[Data records]
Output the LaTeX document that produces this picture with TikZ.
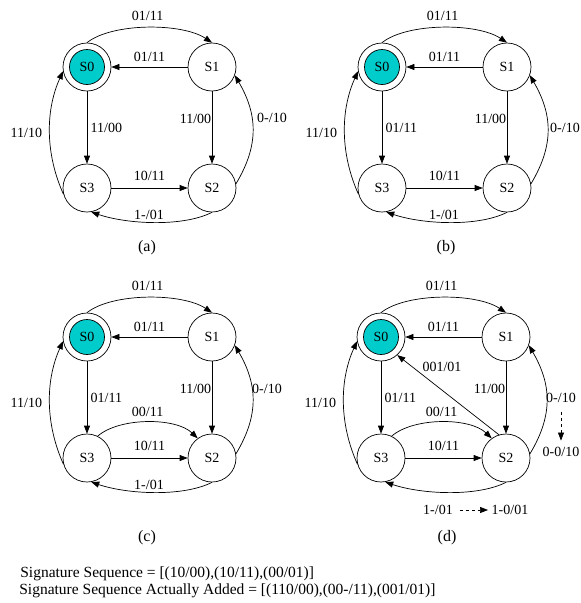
\documentclass[tikz,border=0pt]{standalone}
\usepackage{fontspec}
\setmainfont{Liberation Serif}
\usetikzlibrary{arrows.meta}
\definecolor{stfill}{RGB}{0,204,204}
\tikzset{
	state/.style={circle, draw, minimum size=48pt, inner sep=0pt},
	startin/.style={circle, draw, fill=stfill, minimum size=35pt, inner sep=0pt},
	edge/.style={-{Triangle[length=8pt,width=6pt]}},
	lbl/.style={font=\fontsize{14}{16}\selectfont},
	captxt/.style={font=\fontsize{16}{18}\selectfont},
	sigline/.style={font=\fontsize{15.5}{17}\selectfont, anchor=base west, inner sep=0pt}
}

\begin{document}
\begin{tikzpicture}[x=1pt, y=-1pt, line width=0.7pt, lbl]
	\useasboundingbox (0,0) rectangle (581,603);
	\foreach \pnl/\dx/\dy in {a/0/0, b/295/0, c/0/270, d/294/270} {
		\begin{scope}[shift={(\dx,\dy)}]
			\node[state] (\pnl0) at (87,67) {};
			\node[startin] (\pnl0i) at (87,67) {S0};
			\node[state] (\pnl1) at (212,67) {S1};
			\node[state] (\pnl2) at (212,188) {S2};
			\node[state] (\pnl3) at (87,188) {S3};
			\draw[edge] (\pnl0.north) .. controls +(25,-20) and +(-30,-20) .. (\pnl1.north) node[midway, above=3pt] {01/11};
			\draw[edge] (\pnl1) -- (\pnl0) node[midway, above=2pt] {01/11};
			\draw[edge] (\pnl1) -- (\pnl2) node[pos=0.38, left, inner xsep=0.5pt] {11/00};
			\draw[edge] (\pnl3) -- (\pnl2) node[midway, above=4pt] {10/11};
			\draw[edge] (\pnl2.south) .. controls +(-30,15) and +(35,12) .. (\pnl3.-80);
			\draw[edge] (\pnl2.10) .. controls +(24,-40) and +(22,38) .. (\pnl1.-20);
			\draw[edge] (\pnl3.195) .. controls +(-18,-40) and +(-18,40) .. (\pnl0.190) node[midway, left=4pt] {11/10};
		\end{scope}
	}
	\draw[edge] (a0) -- (a3) node[midway, right] {11/00};
	\draw[edge] (b0) -- (b3) node[midway, right] {01/11};
	\draw[edge] (c0) -- (c3) node[midway, right] {01/11};
	\draw[edge] (d0) -- (d3) node[midway, right] {01/11};
	\node (a01) at (149,215) {1-/01};
	\node (b01) at (444,215) {1-/01};
	\node (c01) at (149,485) {1-/01};
	\node (a10) at (272,118) {0-/10};
	\node (b10) at (565,128) {0-/10};
	\node (c10) at (267,389) {0-/10};
	\draw[edge] (c3.64) .. controls +(22,-19) and +(-22,-21) .. (c2.126) node[midway, above=2pt] {00/11};
	\draw[edge] (d3.64) .. controls +(22,-19) and +(-22,-21) .. (d2.126) node[midway, above=2pt] {00/11};
	\draw[edge] (d2.107) -- (d0.-48);
	\node (d001) at (442,367) {001/01};
	\node (d10) at (561,398) {0-/10};
	\node (d10n) at (561,452) {0-0/10};
	\draw[edge, dashed, shorten <=6pt, shorten >=3pt] (d10) -- (d10n);
	\node (d01) at (438,510) {1-/01};
	\node (d01n) at (510,510) {1-0/01};
	\draw[edge, dashed, shorten <=4pt] (d01) -- (d01n);
	\node[captxt] (capa) at (147,248) {(a)};
	\node[captxt] (capb) at (446,248) {(b)};
	\node[captxt] (capc) at (147,538) {(c)};
	\node[captxt] (capd) at (447,538) {(d)};
	\node[sigline] (sig1) at (20,577) {Signature Sequence = [(10/00),(10/11),(00/01)]};
	\node[sigline] (sig2) at (19,594) {Signature Sequence Actually Added = [(110/00),(00-/11),(001/01)]};
\end{tikzpicture}
\end{document}
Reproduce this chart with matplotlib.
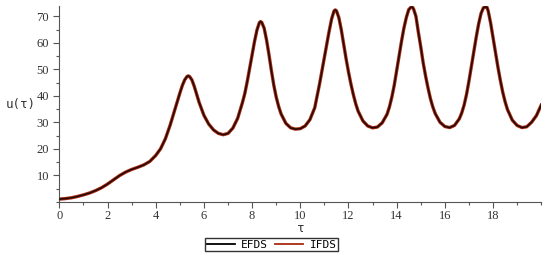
import matplotlib
matplotlib.use("Agg")
import matplotlib.pyplot as plt
from matplotlib.ticker import MultipleLocator

# values
tau = [0.0, 0.25, 0.5, 0.75, 1.0, 1.25, 1.5, 1.75, 2.0, 2.25, 2.5, 2.75, 3.0, 3.25,
       3.5, 3.75, 4.0, 4.2, 4.4, 4.6, 4.8, 5.0, 5.1, 5.2, 5.3, 5.35, 5.4, 5.5, 5.6,
       5.7, 5.8, 5.9, 6.0, 6.2, 6.4, 6.6, 6.8, 7.0, 7.2, 7.4, 7.6, 7.7, 7.8, 7.9,
       8.0, 8.1, 8.2, 8.3, 8.35, 8.4, 8.5, 8.6, 8.7, 8.8, 8.9, 9.0, 9.1, 9.2, 9.4,
       9.6, 9.8, 10.0, 10.2, 10.4, 10.6, 10.7, 10.8, 10.9, 11.0, 11.1, 11.2, 11.3,
       11.4, 11.45, 11.5, 11.6, 11.7, 11.8, 11.9, 12.0, 12.1, 12.2, 12.3, 12.4,
       12.6, 12.8, 13.0, 13.2, 13.4, 13.6, 13.7, 13.8, 13.9, 14.0, 14.1, 14.2,
       14.3, 14.4, 14.5, 14.6, 14.65, 14.7, 14.8, 14.9, 15.0, 15.1, 15.2, 15.3,
       15.4, 15.5, 15.6, 15.8, 16.0, 16.2, 16.4, 16.6, 16.7, 16.8, 16.9, 17.0,
       17.1, 17.2, 17.3, 17.4, 17.5, 17.6, 17.7, 17.75, 17.8, 17.9, 18.0, 18.1,
       18.2, 18.3, 18.4, 18.5, 18.6, 18.8, 19.0, 19.2, 19.4, 19.6, 19.8, 20.0]

efds = [1.0, 1.2, 1.5, 2.0, 2.6, 3.3, 4.2, 5.3, 6.7, 8.3, 9.9, 11.2, 12.2, 13.0,
        13.9, 15.2, 17.5, 20.0, 23.8, 29.0, 35.0, 41.0, 43.8, 46.0, 47.3, 47.5, 47.3,
        46.0, 43.5, 40.5, 37.5, 35.0, 32.6, 29.3, 27.1, 25.8, 25.3, 25.8, 27.8, 31.5,
        37.5, 41.0, 45.5, 50.5, 55.5, 60.5, 64.8, 67.6, 68.0, 67.7, 65.5, 61.0, 55.5,
        49.5, 44.0, 39.5, 36.0, 33.2, 29.6, 27.9, 27.4, 27.6, 28.6, 31.0, 35.5, 40.0,
        44.5, 49.5, 54.5, 59.5, 64.5, 69.0, 72.0, 72.4, 72.1, 69.5, 65.0, 59.5, 54.0,
        49.0, 44.5, 40.5, 37.0, 34.2, 30.5, 28.6, 27.9, 28.2, 29.8, 33.0, 35.8, 39.5,
        44.0, 49.5, 55.0, 60.5, 65.5, 69.5, 72.5, 73.5, 73.5, 72.8, 70.0, 64.0, 58.5,
        52.5, 47.5, 43.0, 39.0, 35.8, 33.3, 30.0, 28.4, 28.0, 28.8, 31.3, 33.5, 36.5,
        40.5, 45.5, 51.0, 56.5, 62.0, 67.0, 71.0, 73.2, 73.6, 73.4, 72.0, 67.5, 62.0,
        56.5, 51.0, 46.0, 41.5, 37.8, 34.8, 30.8, 28.8, 28.0, 28.3, 30.0, 32.5, 36.5]

# the two schemes agree to within line width
ifds = list(efds)

fig = plt.figure(figsize=(5.5, 2.59), dpi=100)
ax = fig.add_axes([0.108, 0.221, 0.876, 0.757])

ax.plot(tau, ifds, color="#a82a12", lw=2.4, label="IFDS", zorder=2)
ax.plot(tau, efds, color="black", lw=1.1, alpha=0.8, label="EFDS", zorder=3)

ax.set_xlim(0, 20)
ax.set_ylim(0, 74)
ax.set_xticks([0, 2, 4, 6, 8, 10, 12, 14, 16, 18])
ax.set_yticks([10, 20, 30, 40, 50, 60, 70])
ax.xaxis.set_minor_locator(MultipleLocator(1))
ax.yaxis.set_minor_locator(MultipleLocator(5))

for s in ["top", "right"]:
    ax.spines[s].set_visible(False)
for s in ["left", "bottom"]:
    ax.spines[s].set_color("#555555")
    ax.spines[s].set_linewidth(0.8)

ax.tick_params(which="both", direction="out", color="#555555", width=0.8,
               labelcolor="#333333", labelsize=9)
ax.tick_params(which="major", length=4)
ax.tick_params(which="minor", length=2)
ax.tick_params(axis="x", pad=2)
for lab in ax.get_xticklabels() + ax.get_yticklabels():
    lab.set_fontfamily("Liberation Serif")

fig.text(0.037, 0.595, "u(τ)", fontsize=9, family="DejaVu Sans Mono",
         color="#333333", ha="center", va="center")
fig.text(0.547, 0.118, "τ", fontsize=9, family="DejaVu Sans Mono",
         color="#333333", ha="center", va="center")

h, l = ax.get_legend_handles_labels()
leg = fig.legend([h[1], h[0]], [l[1], l[0]], loc="center",
                 bbox_to_anchor=(0.494, 0.055), ncol=2, frameon=True,
                 fancybox=False, prop={"family": "DejaVu Sans Mono", "size": 8},
                 handlelength=2.5, borderpad=0.15, columnspacing=0.6,
                 handletextpad=0.6, borderaxespad=0)
leg.get_frame().set_edgecolor("black")
leg.get_frame().set_linewidth(1.0)
leg.legend_handles[0].set_linewidth(1.3)
leg.legend_handles[0].set_alpha(1)
leg.legend_handles[1].set_linewidth(1.3)

fig.savefig("out.png", dpi=100)
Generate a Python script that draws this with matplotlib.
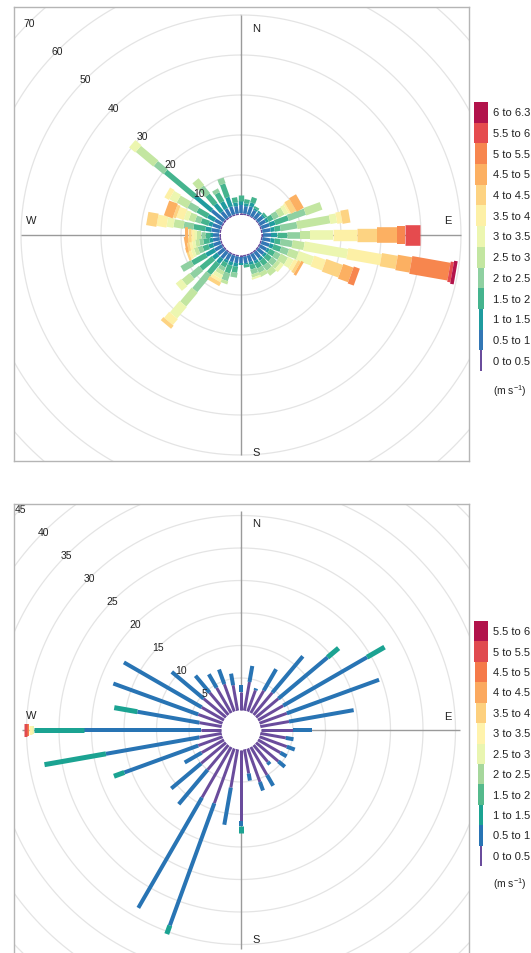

__Work required__
Which lines above contain "that"? Show each of them.

__Answer below__
Output the LaTeX document that produces this picture with TikZ.
Generate a Python script that draws this with matplotlib.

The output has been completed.